Срезая сочный корень репья, он скашлянул и вздрогнул: раздался крик. Из-за угла выскочила жена Трофима — Арина. Она бежала, размахивая руками, с разинутым ртом, точно ей не хватало воздуха, и что-то кричала. Подскочив вплотную к Вуколу, она ударила себя руками по бедрам и испуганно проголосила:

— Дед! Что ж ты стоишь? Иди-и, бабка померла…

Старик растерянно посмотрел вокруг — Арины не было. Она прошла уже конопляник, шла около двора, схватившись руками за голову, сняв желтый платок, и, словно пьяная, раскачивалась и выкрикивала причитанья:

— …Кто же скажет словечко ласковое…

И тотчас же в хриплом рыданье откликалась сама себе:

— О-у-ох!..

Вукол ушел с гумна не сразу. В воротах риги он бросил лопату под ноги, обернулся к широко открывающемуся полю и долго, не трогаясь с места, смотрел на белое кудрявое облачко, тающее у горизонта. Ему казалось, что и он вместе с облаком куда-то плывет… Он так бы и стоял и не ушел от риги, но подбежал, с улыбающимся лицом и в то же время с выпученными в испуге голубыми глазами, соседов мальчишка:

— Дед! Скорей! Бабка Аксинья твоя померла…

Не останавливаясь, мальчишка побежал по узкой дорожке огорода, голова его среди репьев покачивалась, точно пузырь на ниточке.

Когда Вукол, не торопясь, вошел в избу, старуху успели обмыть и собрать во все приготовленное ею заранее: она лежала под чадившей лампадкой, вдоль лавки, головой в передний угол, покрытая дымчато-седым платком, с узкой каемкой, в черной ластиковой кофте и сарафане, в белых шерстяных чулках и маленьких желтых котах, сидевших аккуратно, точно на детской ноге. Сухие руки, положенные на груди правой кистью на левую, выделялись бугровато и туго. В пальцы ее, пухлые на изгибах, с темнотой под ногтями, была воткнута незажженная тонкая желтая свечка. Народ толпился в сенцах, изба была полна дыхания и шопота. Ребятишки суетились у двери и пугливо, исподлобья смотрели в передний угол. Бабы, вздыхая, стояли со схлеснутыми на животе руками.

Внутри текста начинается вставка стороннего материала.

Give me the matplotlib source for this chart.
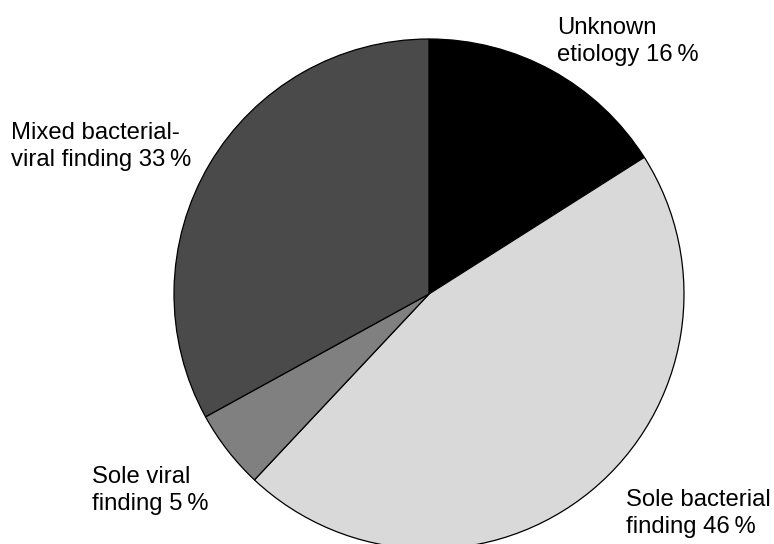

Впереди всех стояла соседка Марья, высокая нескладная баба, с поджатыми под подбородком кулаками, печально склонив на них голову. Вукол стал у порога. Разговор и шопот притихли. Все смотрели на него рассеянно-сочувственным взглядом. Обнажив голову, в одной руке держа тугой картуз, другой гладя узкий, подпоясанный низко на животе ремешок, он стоял, не покачнувшись, остановив взгляд на бледной полоске пробора в волосах под нахохленным платком старухи, на кривом очертании ее ноздрей, в которые, как в воротца, то забегала муха, то снова выбегала на восковое лицо.

— Ну, ребятки, посмотрели — и хватит… — сказал Вукол, отталкивая ребят к двери. — Идите, идите…

Он зашел в передний угол и наклонился к покойнице:

— Отработалась. Ну, что ж делать…

Осторожно взял из ее пальцев свечку, шумно дунул в лампадку, — золотой язычок пламени вытянулся и погас. Все переглянулись, зашептались. Спокойно, только глубже надвинув картуз, Вукол оставил избу и ушел в сарай, думая одно: как начать гроб?

После него в избу вошла Арина, отлучавшаяся в потребиловку за коленкором; ее окружили бабы. Рослая, широколицая Арина, растерянно водя вокруг влажными крупными глазами, не успевала всех слушать и не знала, что делать.